_Given task_
Could you copy exactly the lines from the start of the records through the one containing "(0,0) rectangle (790,684);", both included, and leave out the pictures?

_Provided material_

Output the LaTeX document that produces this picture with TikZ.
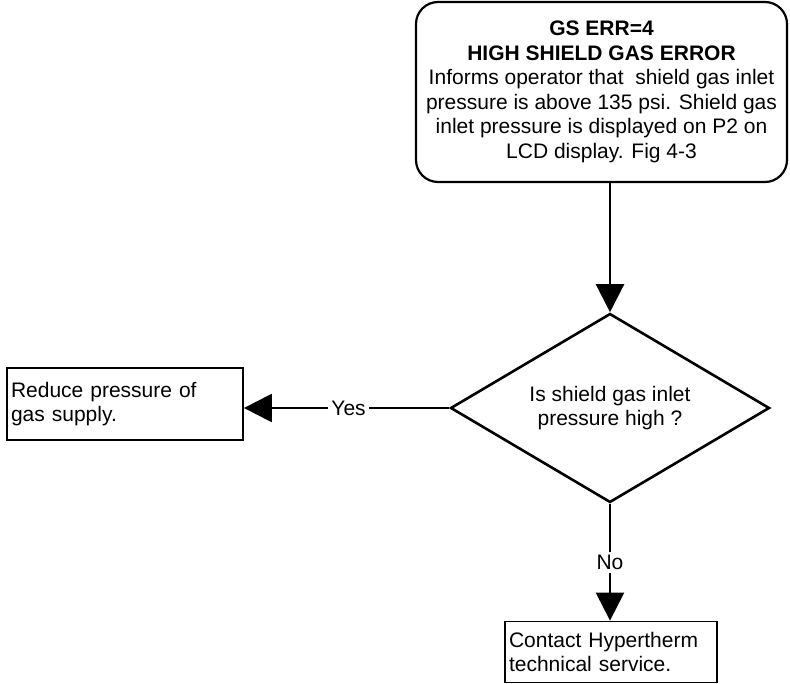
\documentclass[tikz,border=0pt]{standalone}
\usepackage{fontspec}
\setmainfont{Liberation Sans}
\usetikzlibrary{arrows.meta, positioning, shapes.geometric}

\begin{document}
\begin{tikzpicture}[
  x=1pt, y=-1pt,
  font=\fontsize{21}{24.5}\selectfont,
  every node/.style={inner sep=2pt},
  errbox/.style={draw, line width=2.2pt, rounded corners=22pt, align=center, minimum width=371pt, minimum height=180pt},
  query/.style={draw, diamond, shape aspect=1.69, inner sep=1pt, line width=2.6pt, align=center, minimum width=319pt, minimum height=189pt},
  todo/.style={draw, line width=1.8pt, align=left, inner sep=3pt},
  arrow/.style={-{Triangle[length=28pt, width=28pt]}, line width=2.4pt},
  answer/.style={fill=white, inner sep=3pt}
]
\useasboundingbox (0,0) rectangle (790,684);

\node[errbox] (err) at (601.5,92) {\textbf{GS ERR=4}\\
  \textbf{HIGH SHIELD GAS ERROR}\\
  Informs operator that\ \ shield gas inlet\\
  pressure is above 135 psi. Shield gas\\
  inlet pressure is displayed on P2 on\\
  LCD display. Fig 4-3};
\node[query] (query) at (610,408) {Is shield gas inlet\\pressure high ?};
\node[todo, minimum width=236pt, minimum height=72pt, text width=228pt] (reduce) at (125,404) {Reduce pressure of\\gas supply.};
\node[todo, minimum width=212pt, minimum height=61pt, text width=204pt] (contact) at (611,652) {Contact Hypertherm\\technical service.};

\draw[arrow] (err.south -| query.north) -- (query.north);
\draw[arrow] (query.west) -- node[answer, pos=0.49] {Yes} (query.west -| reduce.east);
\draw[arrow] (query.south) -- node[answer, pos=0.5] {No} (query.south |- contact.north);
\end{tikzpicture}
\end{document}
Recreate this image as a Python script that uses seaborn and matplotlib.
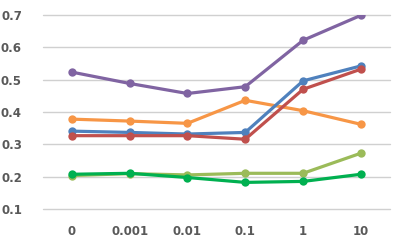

_Task response_
Output the LaTeX document that produces this picture with TikZ.
\documentclass[tikz,border=0pt]{standalone}
\usepackage{fontspec}
\setmainfont{Liberation Sans}
\usetikzlibrary{arrows.meta, positioning, shapes.geometric}

\begin{document}
\begin{tikzpicture}[
  x=1pt, y=-1pt,
  font=\fontsize{21}{24.5}\selectfont,
  every node/.style={inner sep=2pt},
  errbox/.style={draw, line width=2.2pt, rounded corners=22pt, align=center, minimum width=371pt, minimum height=180pt},
  query/.style={draw, diamond, shape aspect=1.69, inner sep=1pt, line width=2.6pt, align=center, minimum width=319pt, minimum height=189pt},
  todo/.style={draw, line width=1.8pt, align=left, inner sep=3pt},
  arrow/.style={-{Triangle[length=28pt, width=28pt]}, line width=2.4pt},
  answer/.style={fill=white, inner sep=3pt}
]
\useasboundingbox (0,0) rectangle (790,684);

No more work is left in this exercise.